Martin Shaw: ‘Younger actors are not trained in the craft of acting’
Martin Shaw has claimed shorter rehearsals mean younger actors are not being given the chance to develop their skills.
He has also warned that sophisticated microphones used on television shoots makes some actors “lazy” with their articulation, which has resulted in mumbling on screen.
Shaw, star of BBC1’s Inspector George Gently, said economic pressures meant rehearsals were being cut back and that younger actors were not being given time to develop their craft.
“There is a gradual, all-pervading sense of ignorance which comes from the fact all you have to do is learn the lines and say the lines,” he said.
Shaw added: “In 1967 I did six episodes of Coronation Street and we had six weeks to do that, one for each episode. Now they do three or four episodes a day. With Inspector George Gently we shoot a full 90-minute film in 19 days. It’s a lot of pressure and there is a sense in which younger actors, without experience and without the background and years of years of practice, are actually forced into learning the lines and just doing it.”
He claimed that mumbling was the result of new technology, with microphones that can be clipped to a lapel and hidden. He said he had to watch a lot of television with the subtitles on.
“Especially with American programmes, I have to put on the subtitles. And I have tested this with people who have no hearing loss at all and they have to put on subtitles. Because there is a sort of laziness,” he said.
He added that “the craft side of our profession” was disappearing, meaning actors lack “the knowledge and the training to select which parts of the text are vital to be put across and which parts you can elide”.

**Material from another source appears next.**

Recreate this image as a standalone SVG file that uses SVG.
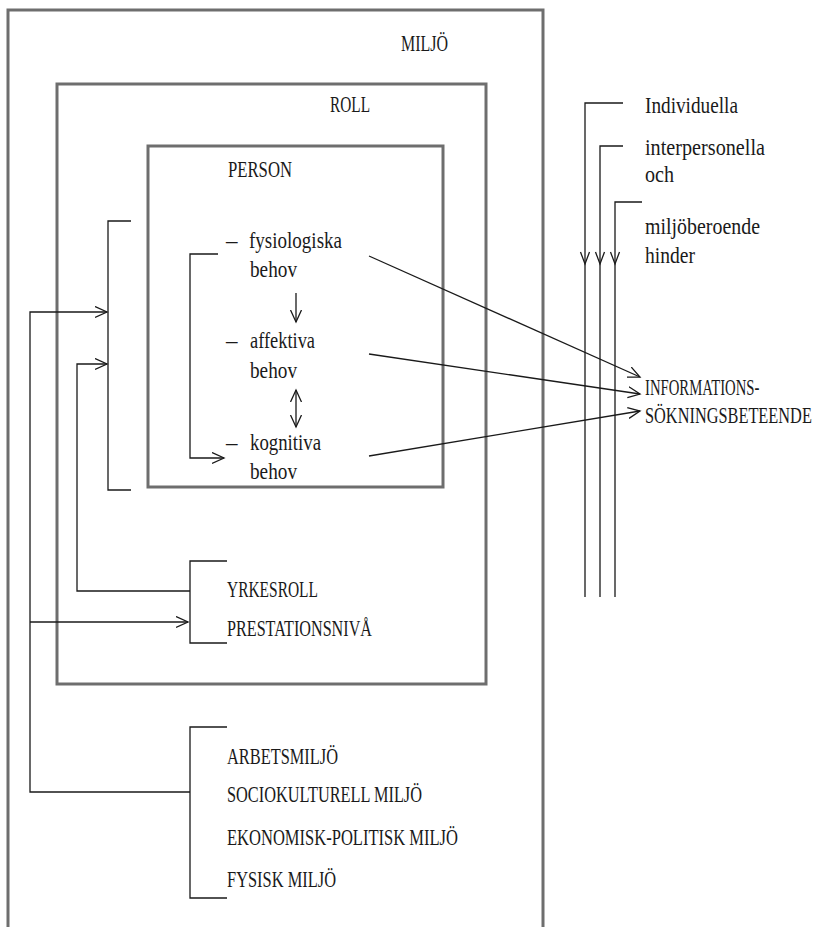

“You do have good microphones, and can be realistic and economical, but there are bits that need to be put across too,” he said.
Shaw is about to star in the West End production of Gore Vidal’s political drama The Best Man, which opens at the Playhouse Theatre on March 6. The play was written 60 years ago and has never been staged in the West End.
Shaw said The Best Man provided a “vicarious satisfaction” for audiences today, who have been “bombarded with news of America and the election and [shown] incredulity at the antics of politicians”.